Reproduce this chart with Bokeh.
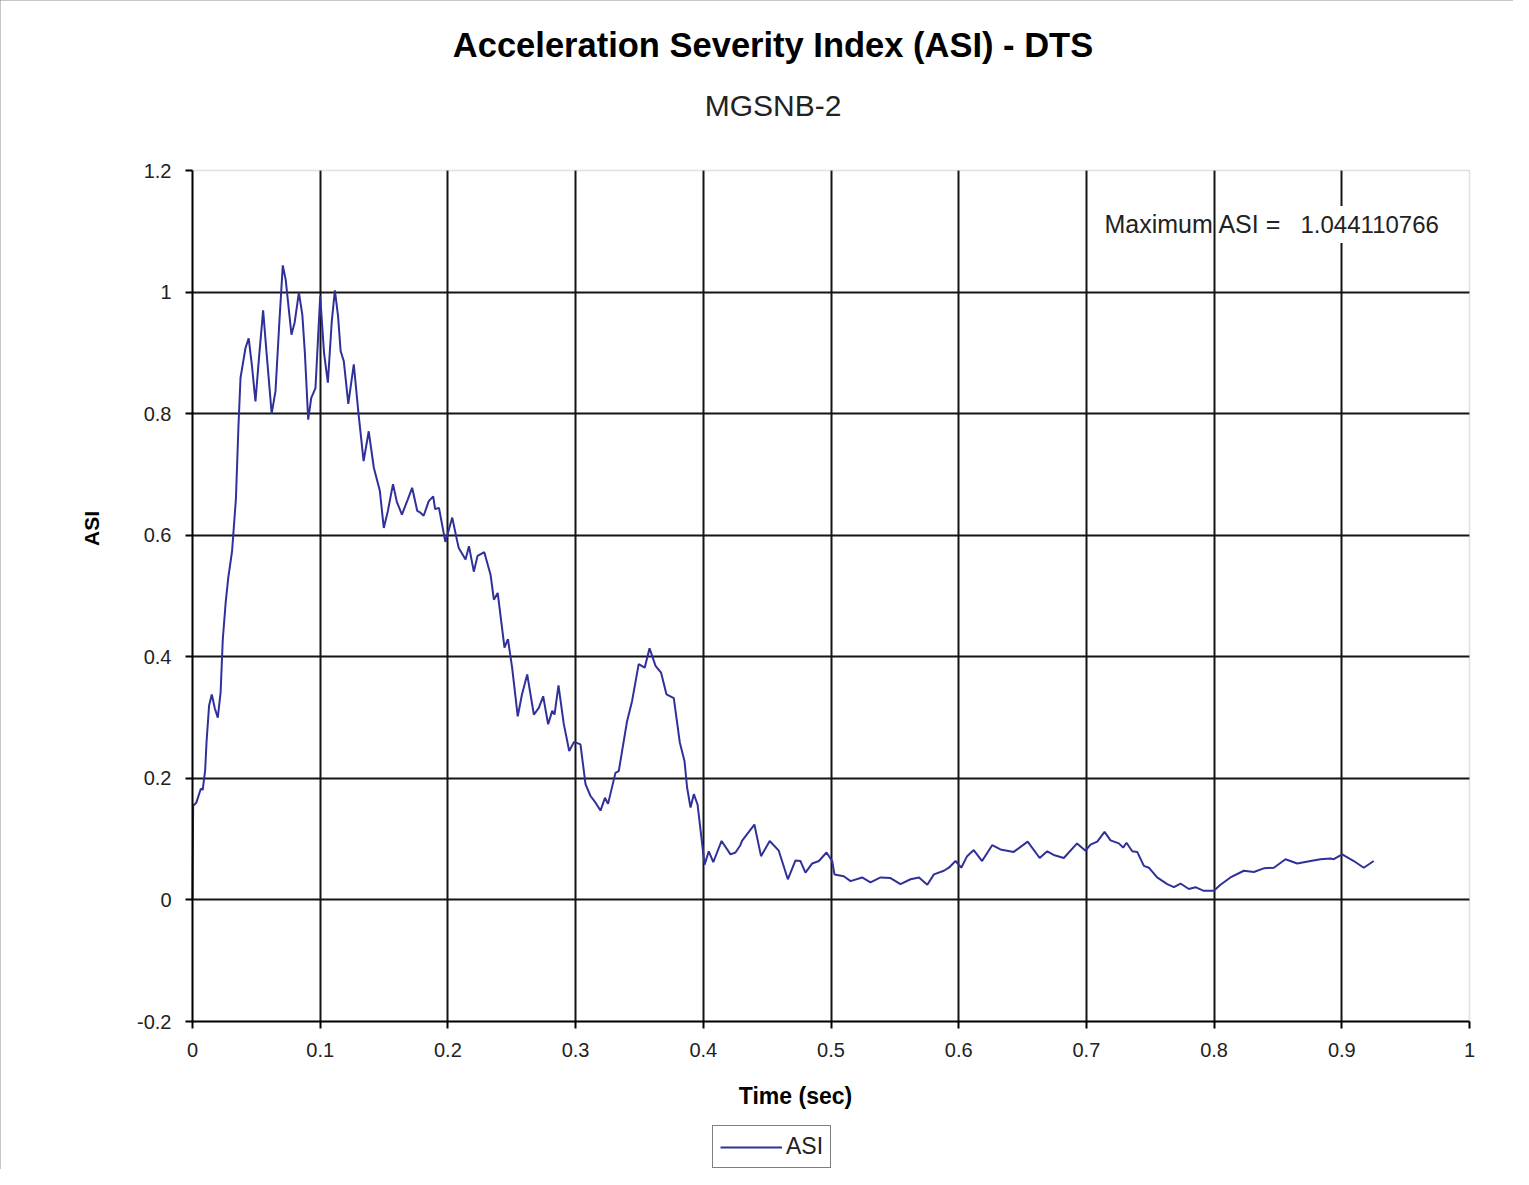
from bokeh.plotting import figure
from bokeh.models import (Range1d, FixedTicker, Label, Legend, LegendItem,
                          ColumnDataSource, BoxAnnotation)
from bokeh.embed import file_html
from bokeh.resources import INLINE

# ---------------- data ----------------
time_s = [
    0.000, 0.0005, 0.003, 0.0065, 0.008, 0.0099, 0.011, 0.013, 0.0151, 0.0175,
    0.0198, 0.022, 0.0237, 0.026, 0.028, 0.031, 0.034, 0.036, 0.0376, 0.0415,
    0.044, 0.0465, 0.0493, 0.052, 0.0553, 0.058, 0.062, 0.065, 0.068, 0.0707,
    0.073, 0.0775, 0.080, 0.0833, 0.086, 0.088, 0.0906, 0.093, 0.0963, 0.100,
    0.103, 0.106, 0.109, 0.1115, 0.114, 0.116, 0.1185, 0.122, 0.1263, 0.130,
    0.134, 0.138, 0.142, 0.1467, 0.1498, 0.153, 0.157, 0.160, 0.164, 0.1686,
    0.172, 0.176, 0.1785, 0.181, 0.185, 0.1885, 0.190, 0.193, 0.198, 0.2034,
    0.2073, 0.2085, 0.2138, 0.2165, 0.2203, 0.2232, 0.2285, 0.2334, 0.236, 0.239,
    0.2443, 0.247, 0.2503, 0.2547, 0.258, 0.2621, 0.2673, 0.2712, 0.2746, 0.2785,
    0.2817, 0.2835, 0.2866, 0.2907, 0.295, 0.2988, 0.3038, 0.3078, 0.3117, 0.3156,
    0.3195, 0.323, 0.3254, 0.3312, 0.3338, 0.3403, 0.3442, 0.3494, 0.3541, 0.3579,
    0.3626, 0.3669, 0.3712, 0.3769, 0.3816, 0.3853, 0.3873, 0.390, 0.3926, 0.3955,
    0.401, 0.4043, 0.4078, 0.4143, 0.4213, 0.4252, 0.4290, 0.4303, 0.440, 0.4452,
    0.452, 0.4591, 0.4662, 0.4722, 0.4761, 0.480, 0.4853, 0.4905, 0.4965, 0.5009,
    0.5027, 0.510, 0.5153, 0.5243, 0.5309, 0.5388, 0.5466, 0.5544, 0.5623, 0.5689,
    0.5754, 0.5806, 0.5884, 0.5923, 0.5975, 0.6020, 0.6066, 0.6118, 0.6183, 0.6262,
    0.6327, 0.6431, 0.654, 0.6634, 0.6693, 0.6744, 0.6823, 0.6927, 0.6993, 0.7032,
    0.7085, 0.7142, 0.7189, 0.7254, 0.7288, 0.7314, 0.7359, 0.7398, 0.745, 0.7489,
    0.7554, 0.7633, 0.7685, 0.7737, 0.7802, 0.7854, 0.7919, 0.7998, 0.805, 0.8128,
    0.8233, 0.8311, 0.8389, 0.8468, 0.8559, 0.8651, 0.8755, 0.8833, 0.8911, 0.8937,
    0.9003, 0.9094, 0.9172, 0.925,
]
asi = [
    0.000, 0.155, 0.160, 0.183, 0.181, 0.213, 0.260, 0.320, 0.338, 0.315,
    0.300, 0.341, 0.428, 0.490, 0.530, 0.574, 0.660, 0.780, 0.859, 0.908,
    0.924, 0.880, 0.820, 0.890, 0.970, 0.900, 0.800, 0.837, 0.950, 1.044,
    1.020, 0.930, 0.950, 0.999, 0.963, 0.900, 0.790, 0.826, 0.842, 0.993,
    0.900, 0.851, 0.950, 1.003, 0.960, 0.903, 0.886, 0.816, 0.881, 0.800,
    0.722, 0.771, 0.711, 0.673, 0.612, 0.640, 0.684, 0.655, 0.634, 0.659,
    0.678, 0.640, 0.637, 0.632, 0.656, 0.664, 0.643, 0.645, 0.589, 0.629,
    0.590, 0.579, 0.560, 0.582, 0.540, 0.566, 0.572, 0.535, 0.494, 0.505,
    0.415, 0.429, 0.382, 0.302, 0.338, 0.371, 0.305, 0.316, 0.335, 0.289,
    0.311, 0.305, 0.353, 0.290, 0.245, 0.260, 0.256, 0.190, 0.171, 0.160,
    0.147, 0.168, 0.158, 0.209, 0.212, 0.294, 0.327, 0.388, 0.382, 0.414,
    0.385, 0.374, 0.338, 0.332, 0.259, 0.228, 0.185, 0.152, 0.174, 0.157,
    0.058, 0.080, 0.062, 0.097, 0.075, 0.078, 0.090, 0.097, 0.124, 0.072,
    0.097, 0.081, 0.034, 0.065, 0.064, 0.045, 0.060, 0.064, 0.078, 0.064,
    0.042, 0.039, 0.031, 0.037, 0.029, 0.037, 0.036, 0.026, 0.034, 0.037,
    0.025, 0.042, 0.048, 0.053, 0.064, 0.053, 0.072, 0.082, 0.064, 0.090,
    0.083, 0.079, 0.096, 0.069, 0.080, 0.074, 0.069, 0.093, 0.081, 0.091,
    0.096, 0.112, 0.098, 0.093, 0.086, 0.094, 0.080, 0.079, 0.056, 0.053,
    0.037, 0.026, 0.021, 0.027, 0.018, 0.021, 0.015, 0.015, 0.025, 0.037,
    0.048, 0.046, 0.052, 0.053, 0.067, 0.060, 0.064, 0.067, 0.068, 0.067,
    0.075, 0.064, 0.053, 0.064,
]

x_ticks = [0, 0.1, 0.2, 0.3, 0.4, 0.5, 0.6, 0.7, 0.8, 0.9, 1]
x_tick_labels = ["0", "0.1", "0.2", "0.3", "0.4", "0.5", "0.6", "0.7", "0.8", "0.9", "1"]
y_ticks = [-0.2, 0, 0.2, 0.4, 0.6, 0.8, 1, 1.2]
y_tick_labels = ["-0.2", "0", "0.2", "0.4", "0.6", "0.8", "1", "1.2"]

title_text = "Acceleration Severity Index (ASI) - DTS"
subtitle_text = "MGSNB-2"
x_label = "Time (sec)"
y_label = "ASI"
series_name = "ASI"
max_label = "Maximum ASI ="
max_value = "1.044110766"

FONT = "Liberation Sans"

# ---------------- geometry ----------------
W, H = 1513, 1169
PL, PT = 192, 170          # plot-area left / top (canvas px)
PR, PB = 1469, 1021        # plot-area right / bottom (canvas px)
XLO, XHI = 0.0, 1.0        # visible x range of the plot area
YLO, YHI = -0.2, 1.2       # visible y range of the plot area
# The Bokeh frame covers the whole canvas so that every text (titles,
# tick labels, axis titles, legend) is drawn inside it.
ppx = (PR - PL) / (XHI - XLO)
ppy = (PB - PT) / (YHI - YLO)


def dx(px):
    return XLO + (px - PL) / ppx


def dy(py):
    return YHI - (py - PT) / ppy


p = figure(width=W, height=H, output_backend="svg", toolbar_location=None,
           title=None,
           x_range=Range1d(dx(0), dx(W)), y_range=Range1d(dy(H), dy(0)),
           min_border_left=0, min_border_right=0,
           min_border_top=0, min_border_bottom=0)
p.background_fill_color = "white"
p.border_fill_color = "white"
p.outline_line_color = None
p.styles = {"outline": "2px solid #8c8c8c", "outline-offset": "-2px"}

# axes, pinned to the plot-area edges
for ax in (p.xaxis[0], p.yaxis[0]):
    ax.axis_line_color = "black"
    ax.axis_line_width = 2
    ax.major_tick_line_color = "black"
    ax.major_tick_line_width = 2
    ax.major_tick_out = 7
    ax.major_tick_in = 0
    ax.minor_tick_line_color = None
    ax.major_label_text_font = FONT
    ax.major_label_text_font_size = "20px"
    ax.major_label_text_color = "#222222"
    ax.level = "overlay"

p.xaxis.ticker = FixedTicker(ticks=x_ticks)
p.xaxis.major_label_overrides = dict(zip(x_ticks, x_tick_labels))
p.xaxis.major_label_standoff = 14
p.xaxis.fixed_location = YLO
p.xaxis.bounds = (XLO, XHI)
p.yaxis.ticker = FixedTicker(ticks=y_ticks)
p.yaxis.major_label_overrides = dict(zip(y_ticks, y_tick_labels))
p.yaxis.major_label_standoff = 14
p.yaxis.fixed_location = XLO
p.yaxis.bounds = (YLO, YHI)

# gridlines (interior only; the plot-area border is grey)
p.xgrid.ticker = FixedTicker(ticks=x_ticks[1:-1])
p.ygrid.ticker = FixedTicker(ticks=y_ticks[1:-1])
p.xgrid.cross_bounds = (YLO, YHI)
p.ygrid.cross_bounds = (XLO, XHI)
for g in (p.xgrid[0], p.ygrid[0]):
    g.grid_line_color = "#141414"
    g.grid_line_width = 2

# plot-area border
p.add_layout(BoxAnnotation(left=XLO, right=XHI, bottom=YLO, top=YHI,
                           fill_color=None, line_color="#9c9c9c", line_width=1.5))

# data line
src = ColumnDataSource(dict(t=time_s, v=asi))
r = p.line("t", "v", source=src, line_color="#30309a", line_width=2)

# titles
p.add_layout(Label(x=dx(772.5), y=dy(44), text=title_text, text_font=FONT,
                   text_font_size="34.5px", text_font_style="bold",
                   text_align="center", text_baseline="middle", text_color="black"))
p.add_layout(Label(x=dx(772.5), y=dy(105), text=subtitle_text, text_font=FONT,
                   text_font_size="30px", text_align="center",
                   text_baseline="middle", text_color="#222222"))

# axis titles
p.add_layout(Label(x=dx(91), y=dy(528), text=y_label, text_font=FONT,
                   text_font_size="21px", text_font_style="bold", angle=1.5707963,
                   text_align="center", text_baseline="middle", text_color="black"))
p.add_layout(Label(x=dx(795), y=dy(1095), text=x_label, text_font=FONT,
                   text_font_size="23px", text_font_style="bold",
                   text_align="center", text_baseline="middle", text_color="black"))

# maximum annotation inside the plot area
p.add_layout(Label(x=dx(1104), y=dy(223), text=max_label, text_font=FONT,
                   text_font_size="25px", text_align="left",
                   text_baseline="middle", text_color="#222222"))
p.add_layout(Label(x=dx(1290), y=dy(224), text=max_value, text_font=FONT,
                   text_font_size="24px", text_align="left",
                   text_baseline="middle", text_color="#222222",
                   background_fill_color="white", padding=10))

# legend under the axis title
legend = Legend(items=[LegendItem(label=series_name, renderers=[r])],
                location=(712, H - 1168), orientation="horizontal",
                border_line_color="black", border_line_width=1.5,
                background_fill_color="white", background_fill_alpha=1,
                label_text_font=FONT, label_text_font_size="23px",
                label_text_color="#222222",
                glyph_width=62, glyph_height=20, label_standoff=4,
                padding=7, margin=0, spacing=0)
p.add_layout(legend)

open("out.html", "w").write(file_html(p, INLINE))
::::
Stated task — From the first line above through the line containing "from bokeh.resources import INLINE", copy everything exactly, without the pictures.

Completed exercise —
Reproduce this chart with Bokeh.
from bokeh.plotting import figure
from bokeh.models import (Range1d, FixedTicker, Label, Legend, LegendItem,
                          ColumnDataSource, BoxAnnotation)
from bokeh.embed import file_html
from bokeh.resources import INLINE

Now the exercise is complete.